A recent Nevada Appeal headline and article told a troublesome tale: “Historically Low,” the article was headed.
“Report: Sierra Nevada snowpack lowest in 500 years,” according to a sub-head. The lead paragraph of the article, datelined as out of Truckee, Calif., went this way: “Snowpack in California’s Sierra Nevada in 2015 is at the lowest level in the past 500 years, according to a new report led by University of Arizona researchers.” Scary stuff. But hardly unexpected.
In a 2010 book published by Laurence C. Smith, professor of geography and of earth and space sciences at UCLA, the problem was part of the underpinning of his thesis regarding how the world would look and people would react by mid-century. That’s 35 years from now. It’s just four decades from when Smith, also vice chairman of UCLA’s Geography Department, published the book called: “The World in 2050: Four Forces Shaping Civilization’s Northern Culture.”
Those four forces, he wrote, are demographics, human interface with natural resources, globalization, and climate change.

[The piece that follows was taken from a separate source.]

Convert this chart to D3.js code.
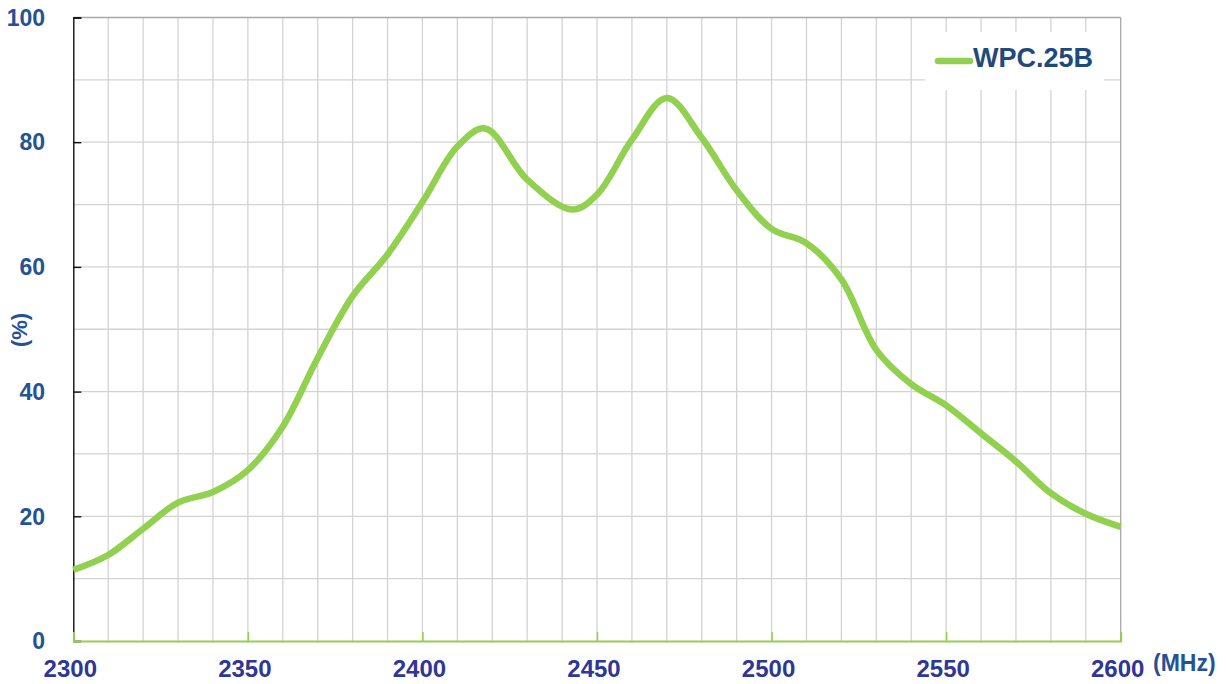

Whether you think climate change is real or so much Swiss cheese, some things are observable and not open to interpretation. As Smith wrote: “Quite simply, it is observed fact that human industrial activity is changing the chemical composition of the atmosphere such that its overall temperature must, on average, heat up. The power of greenhouse gases is simply beyond dispute.”
Smith said without greenhouses gases the world would be “an icebox, like the moon and Mars.” He said basically that’s because greenhouse gases let solar radiation in easily, but not out, “roughly analogous to how a closed-up car becomes hotter inside than out from sunlight passing through the window glass.” In the same 2010 book, Smith wrote elsewhere on the impact.
“Changing drought and flood statistics are not the only way that rising greenhouse gases harm our water supply,” Smith said. He said all reservoirs, holding tanks, ponds and other storage containers “are trifling compared to the capacity of snowpacks and glaciers.” He noted glaciers are receding and then got right down to snow’s 500-year nadir in the Sierra Nevada five years before it arrived.
He said the seasonal shift under way “portends big problems for the North American West and other places that rely on winter snowpack to sustain agriculture...” He wrote that California’s Central Valley, the largest ag producer in the nation, “depends heavily on Sierra snowmelt, for example.”
Northwestern Nevadans are on the other side, but if you ask, “so what,” you need to rethink your cavalier attitude. If Californians get less water from snowmelt, higher food price pressures will mount, those of us in the Eastern Sierra foothills will get even less runoff, and those will be just two obvious offshoots.
Ski resorts will battle to survive. Runoff in the Carson and Truckee rivers will suffer even more. Lake Tahoe, over the long term, will move from keep Tahoe Blue to keep Tahoe somehow. Groundwater supplies, the hidden yet important corollary to surface water supplies, won’t replenish sufficiently. Drought could move from a four-year cycle to a decade-long cycle, or worse. Wet periods still will come, but the crucial questions will be how soon and how often?
Government officials need to quit thinking short term on such problems. The world of 2050 is just a hop, skip and jump from the here and now.